Real Estate

More than 300 students cheated on their Ontario real estate license exam, says Auditor General

E-learning education, internet lessons and online webinar. Person who attends online lessons on a digital screen, real estate licenses Miha Creative/Shutterstock

A new report found that more than 300 students in Humber College’s Real Estate Education program cheated on their licensing exams, much higher than the 34 initially discovered when the story broke last fall.

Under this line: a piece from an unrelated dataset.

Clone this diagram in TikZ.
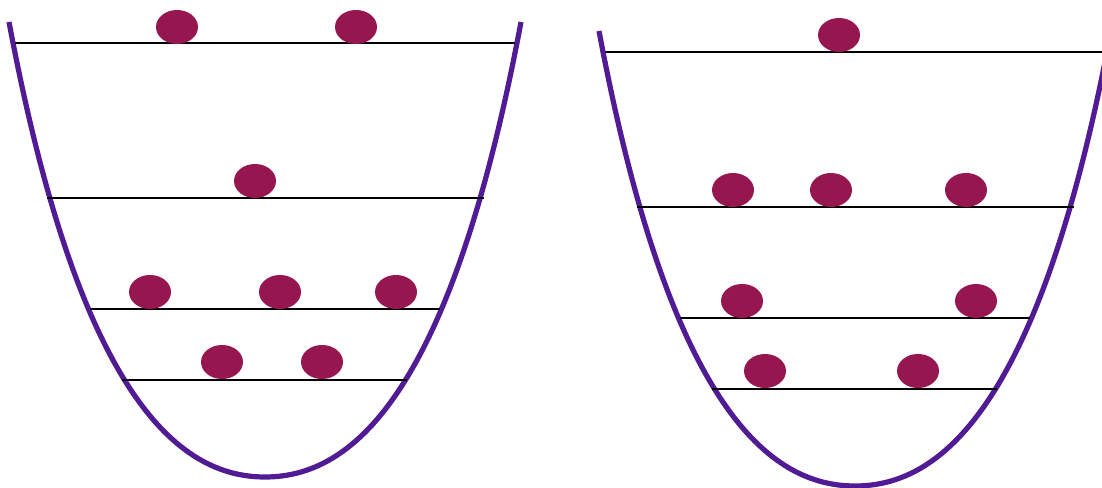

The report was conducted by Ontario’s Auditor General as a price performance review of the Real Estate Council of Ontario (RECO), the province’s regulatory body for the profession. When the cheating was first unveiled, both RECO and Humber didn’t specifically indicate how it happened, but the report found that the exam proctoring software was a key culprit. Most exams were done online and remotely, and the software couldn’t prevent screen-sharing or maintain supervision if there were technical issues, the report stated.

At the time the report was released, some of the students had already been working as real estate agents, mostly in the Toronto area. Ultimately, more than 50 were stripped of their licenses. With the revelation that there were hundreds more students who also cheated, a representative from RECO said they are working with Humber College to hold each one accountable. 

Anyone can check the status of a brokerage or salesperson through RECO’s online search tool, said Joseph Richer, RECO’s registrar. If someone does not come up, that means they are not registered to work in Ontario—the names of individuals who had their registration voided are also available on the site.

Richer stated that employers were also notified and are expected to take disciplinary steps in addition to reviewing deals that the individuals were involved in. He also recommended that buyers and sellers ask their respective lawyers to review transactions for errors. “If any transactions occurred after RECO registration was voided, this could be subject to prosecution,” he said. He reiterated that most of the Humber students were caught before they were able to register with RECO and start working.

In a statement, a media representative from Humber College said that the Auditor General “is reporting on a specific point in time and did not directly contact Humber for information.” They added that when the issue first arose, the college investigated students, worked with RECO, and “continues to ensure high standards around exam security and integrity.”

Upon the report’s release, a representative from Humber told The Globe and Mail that the school has added stricter measures for online exams, such as requiring students to have a second camera, and more rigorous security checks before the exam starts. However, the report alleged that RECO “has taken no steps to independently verify that the issues that led to the breaches have been satisfactorily addressed.”

With the reporting being an overall audit of the organization, several concerns were raised about its processes, such as the rigorousness of criminal background checks on realtors, the reporting system for ethics violations, or the ability to flag suspicious transactions.

Richer said the organization is committed “to increasing consumer confidence in the real estate industry,” and that the individuals who cheated “should not be allowed to compromise the integrity of the real estate profession as a whole.”